Energy-Based Imitation Learning
- URL: http://arxiv.org/abs/2004.09395v4
- Date: Thu, 15 Apr 2021 04:30:35 GMT
- Title: Energy-Based Imitation Learning
- Authors: Minghuan Liu, Tairan He, Minkai Xu, Weinan Zhang
- Abstract summary: We tackle a common scenario in imitation learning (IL) where agents try to recover the optimal policy from expert demonstrations.
Inspired by recent progress in energy-based model (EBM), in this paper we propose a simplified IL framework named Energy-Based Imitation Learning (EBIL)
EBIL combines the idea of both EBM and occupancy measure matching, and via theoretic analysis we reveal that EBIL and Max-Entropy IRL (MaxEnt IRL) approaches are two sides of the same coin.
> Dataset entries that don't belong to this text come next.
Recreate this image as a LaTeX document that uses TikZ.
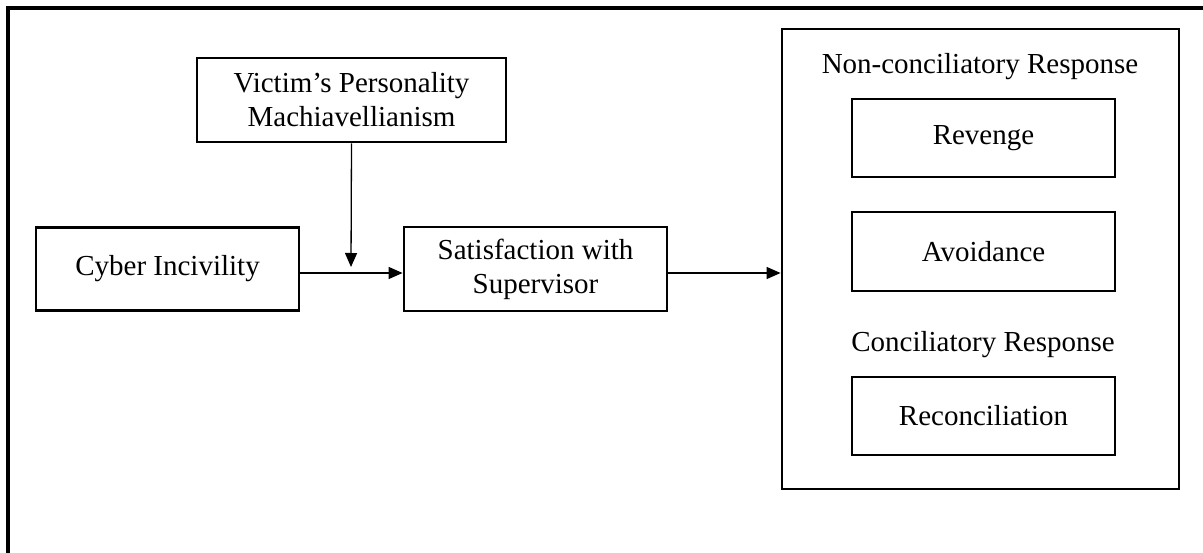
\documentclass[tikz,border=0pt]{standalone}
\usepackage{fontspec}
\setmainfont{Liberation Serif}
\usetikzlibrary{arrows.meta}
\begin{document}
\begin{tikzpicture}[x=1pt,y=-1pt,
  box/.style={draw,line width=2.8pt,rectangle,align=center,inner sep=0pt,
    font=\fontsize{29}{34}\selectfont},
  frame/.style={draw,line width=2.8pt},
  lbl/.style={align=center,inner sep=0pt,font=\fontsize{29}{34}\selectfont},
  conn/.style={line width=1.3pt,-{Triangle[length=14pt,width=12pt]}}]
\useasboundingbox (0,0) rectangle (1203,553);
\draw[line width=3.5pt] (1203,8) -- (8,8) -- (8,553);
\node[box,minimum width=309pt,minimum height=84pt] (victim) at (351.5,100) {Victim’s Personality\\Machiavellianism};
\node[box,minimum width=263pt,minimum height=83pt] (cyber) at (167.5,269) {Cyber Incivility};
\node[box,minimum width=263pt,minimum height=84pt] (sat) at (535.5,269) {Satisfaction with\\Supervisor};
\node[frame,minimum width=397pt,minimum height=460pt] (big) at (980.5,259) {};
\node[lbl] (noncon) at (980,67) {Non-conciliatory Response};
\node[box,minimum width=263pt,minimum height=78pt] (revenge) at (983.5,138) {Revenge};
\node[box,minimum width=263pt,minimum height=79pt] (avoid) at (983.5,251.5) {Avoidance};
\node[lbl] (con) at (983,345) {Conciliatory Response};
\node[box,minimum width=263pt,minimum height=78pt] (recon) at (983.5,416) {Reconciliation};
\coordinate (mod) at (351,267);
\coordinate (cyout) at ([yshift=-4pt]cyber.east);
\coordinate (satin) at ([yshift=-4pt]sat.west);
\coordinate (satout) at ([yshift=-4pt]sat.east);
\draw[conn] (cyout) -- (satin);
\draw[conn] (victim.south) -- (mod);
\draw[conn] (satout) -- (big.west |- satout);
\end{tikzpicture}
\end{document}
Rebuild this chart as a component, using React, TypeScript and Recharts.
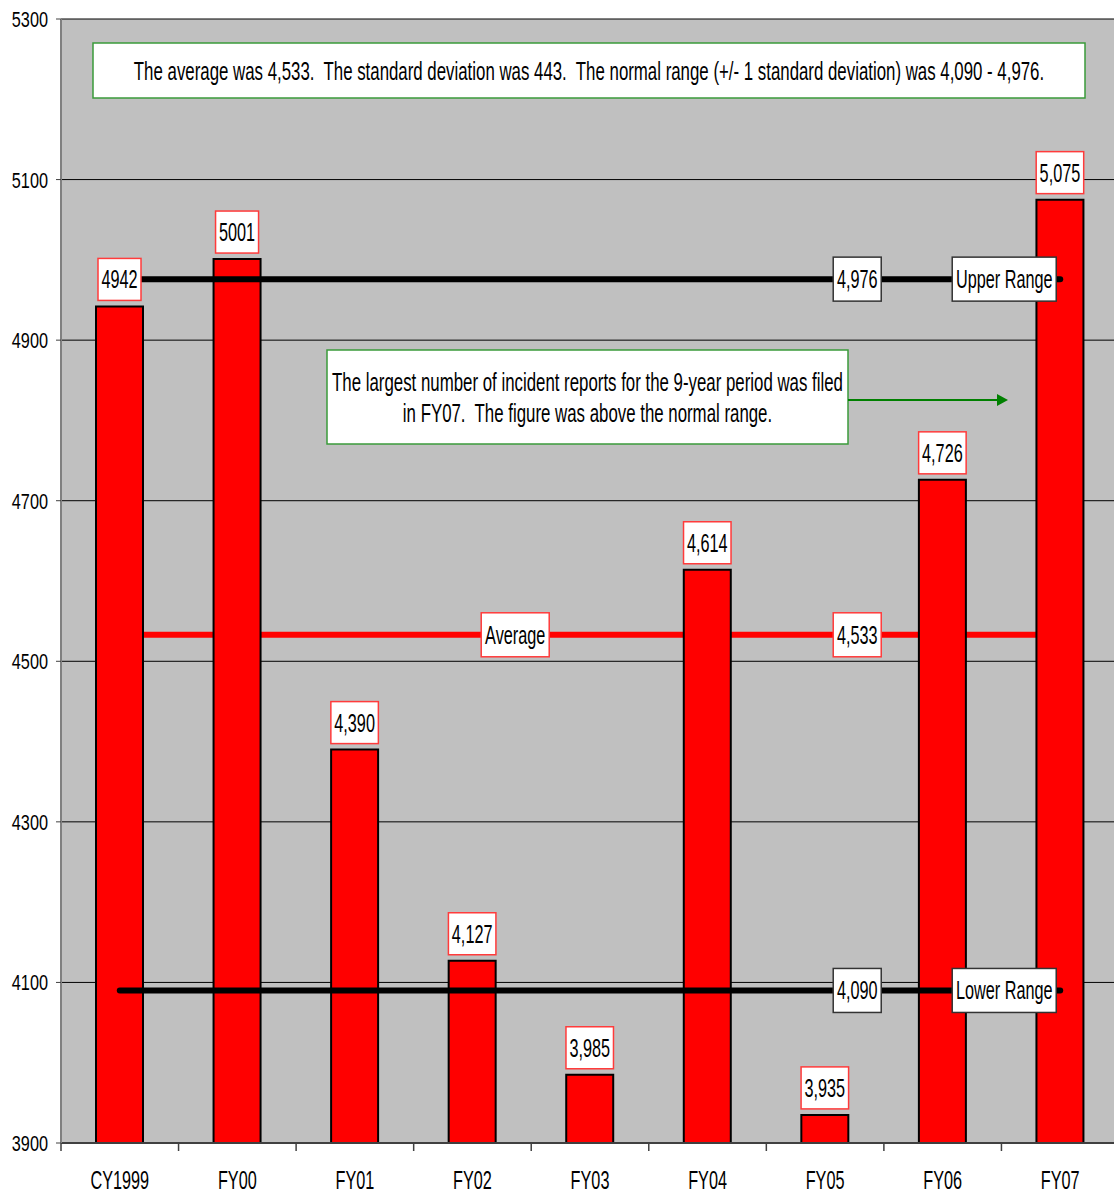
import React from 'react'
import { ComposedChart, Bar, Line, XAxis, YAxis, CartesianGrid, LabelList } from 'recharts'

const categories = ['CY1999', 'FY00', 'FY01', 'FY02', 'FY03', 'FY04', 'FY05', 'FY06', 'FY07']
const incidents = [4942, 5001, 4390, 4127, 3985, 4614, 3935, 4726, 5075]
const incidentLabels = ['4942', '5001', '4,390', '4,127', '3,985', '4,614', '3,935', '4,726', '5,075']
const upperRange = [4976, 4976, 4976, 4976, 4976, 4976, 4976, 4976, 4976]
const average = [4533, 4533, 4533, 4533, 4533, 4533, 4533, 4533, 4533]
const lowerRange = [4090, 4090, 4090, 4090, 4090, 4090, 4090, 4090, 4090]
const yTicks = [3900, 4100, 4300, 4500, 4700, 4900, 5100, 5300]

const summaryText =
  'The average was 4,533.  The standard deviation was 443.  The normal range (+/- 1 standard deviation) was 4,090 - 4,976.'
const noteLines = [
  'The largest number of incident reports for the 9-year period was filed',
  'in FY07.  The figure was above the normal range.',
]

const data = categories.map((name, i) => ({
  name,
  incidents: incidents[i],
  upper: upperRange[i],
  average: average[i],
  lower: lowerRange[i],
}))

// no Arial Narrow here, so squeeze Liberation Sans horizontally
const FONT = "'Liberation Sans', Arial, sans-serif"
const FS = 25
const SX = 0.65
const BAND = 1058 / 9

function Narrow({ x, y, size = FS, sx = SX, anchor = 'middle', children }: any) {
  return (
    <text
      transform={`translate(${x},${y}) scale(${sx},1)`}
      textAnchor={anchor}
      fontSize={size}
      fontFamily={FONT}
      fill="#000"
      style={{ whiteSpace: 'pre' }}
    >
      {children}
    </text>
  )
}

function textWidth(t: string) {
  let w = 0
  for (const ch of t) w += ch === ',' ? 4.5 : ch === ' ' ? 5 : 9
  return w
}

function BoxedText({ cx, cy, w, h, text, border }: any) {
  return (
    <g>
      <rect x={cx - w / 2} y={cy - h / 2} width={w} height={h} fill="#fff" stroke={border} strokeWidth={1.5} />
      <Narrow x={cx} y={cy + 9}>{text}</Narrow>
    </g>
  )
}

function BarValueLabel(props: any) {
  const { x, y, width, index } = props
  const text = incidentLabels[index]
  const w = textWidth(text) + 7
  return <BoxedText cx={x + width / 2} cy={y - 27} w={w} h={42} text={text} border="#ff3b3b" />
}

function rangeLabel(name: string, valueText: string, border: string, nameW: number, nameOffset: number) {
  return (props: any) => {
    const { x, y, index } = props
    if (index !== categories.length - 1) return null
    return (
      <g>
        <BoxedText cx={x - 203} cy={y} w={48} h={44} text={valueText} border={border} />
        <BoxedText cx={x - nameOffset} cy={y} w={nameW} h={44} text={name} border={border} />
      </g>
    )
  }
}

function CategoryTick(props: any) {
  const { x, y, payload, index } = props
  return (
    <g>
      <line x1={x - BAND / 2} y1={y} x2={x - BAND / 2} y2={y + 8} stroke="#404040" strokeWidth={1.5} />
      {index === categories.length - 1 && (
        <line x1={x + BAND / 2} y1={y} x2={x + BAND / 2} y2={y + 8} stroke="#404040" strokeWidth={1.5} />
      )}
      <Narrow x={x} y={y + 46}>{payload.value}</Narrow>
    </g>
  )
}

function ValueTick(props: any) {
  const { y, payload } = props
  return (
    <Narrow x={48} y={y + 8} size={22} sx={0.74} anchor="end">
      {payload.value}
    </Narrow>
  )
}

export default function App() {
  return (
    <div style={{ position: 'absolute', left: 0, top: 0, width: 1114, height: 1194, overflow: 'hidden', background: '#fff' }}>
      <ComposedChart width={1119} height={1194} data={data} margin={{ top: 19, right: 0, bottom: 0, left: 0 }}>
        <CartesianGrid vertical={false} fill="#c0c0c0" stroke="#000" strokeWidth={1} />
        <XAxis
          dataKey="name"
          height={51}
          tickSize={0}
          tickMargin={0}
          tick={<CategoryTick />}
          axisLine={{ stroke: '#404040', strokeWidth: 2 }}
          interval={0}
        />
        <YAxis
          width={61}
          domain={[3900, 5300]}
          ticks={yTicks}
          allowDataOverflow
          tickSize={5}
          tickMargin={8}
          tickLine={{ stroke: '#404040' }}
          axisLine={{ stroke: '#808080', strokeWidth: 2 }}
          tick={<ValueTick />}
        />
        <Line
          dataKey="average"
          stroke="#ff0000"
          strokeWidth={6}
          dot={false}
          activeDot={false}
          isAnimationActive={false}
          zIndex={250}
          label={rangeLabel('Average', '4,533', '#ff3b3b', 68, 545)}
        />
        <Bar dataKey="incidents" fill="#ff0000" stroke="#000" strokeWidth={2} barSize={47} isAnimationActive={false}>
          <LabelList dataKey="incidents" content={<BarValueLabel />} />
        </Bar>
        <Line
          dataKey="upper"
          stroke="#000"
          strokeWidth={6}
          strokeLinecap="round"
          dot={false}
          activeDot={false}
          isAnimationActive={false}
          label={rangeLabel('Upper Range', '4,976', '#333', 104, 56)}
        />
        <Line
          dataKey="lower"
          stroke="#000"
          strokeWidth={6}
          strokeLinecap="round"
          dot={false}
          activeDot={false}
          isAnimationActive={false}
          label={rangeLabel('Lower Range', '4,090', '#333', 104, 56)}
        />
      </ComposedChart>
      <svg style={{ position: 'absolute', left: 0, top: 0 }} width={1114} height={1194} pointerEvents="none">
        <rect x={93} y={43} width={992} height={55} fill="#fff" stroke="#3a9a3a" strokeWidth={1.5} />
        <Narrow x={589} y={80} sx={0.674}>{summaryText}</Narrow>
        <rect x={327} y={350} width={521} height={94} fill="#fff" stroke="#3a9a3a" strokeWidth={1.5} />
        <Narrow x={587.5} y={391} sx={0.674}>{noteLines[0]}</Narrow>
        <Narrow x={587.5} y={422} sx={0.674}>{noteLines[1]}</Narrow>
        <line x1={848} y1={400} x2={998} y2={400} stroke="#008000" strokeWidth={2} />
        <polygon points="1008,400 997,394 997,406" fill="#008000" />
      </svg>
    </div>
  )
}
- Score: 29.55675131809474
- License: http://arxiv.org/licenses/nonexclusive-distrib/1.0/
- Abstract: We tackle a common scenario in imitation learning (IL), where agents try to
recover the optimal policy from expert demonstrations without further access to
the expert or environment reward signals. Except the simple Behavior Cloning
(BC) that adopts supervised learning followed by the problem of compounding
error, previous solutions like inverse reinforcement learning (IRL) and recent
generative adversarial methods involve a bi-level or alternating optimization
for updating the reward function and the policy, suffering from high
computational cost and training instability. Inspired by recent progress in
energy-based model (EBM), in this paper, we propose a simplified IL framework
named Energy-Based Imitation Learning (EBIL). Instead of updating the reward
and policy iteratively, EBIL breaks out of the traditional IRL paradigm by a
simple and flexible two-stage solution: first estimating the expert energy as
the surrogate reward function through score matching, then utilizing such a
reward for learning the policy by reinforcement learning algorithms. EBIL
combines the idea of both EBM and occupancy measure matching, and via theoretic
analysis we reveal that EBIL and Max-Entropy IRL (MaxEnt IRL) approaches are
two sides of the same coin, and thus EBIL could be an alternative of
adversarial IRL methods. Extensive experiments on qualitative and quantitative
evaluations indicate that EBIL is able to recover meaningful and interpretative
reward signals while achieving effective and comparable performance against
existing algorithms on IL benchmarks.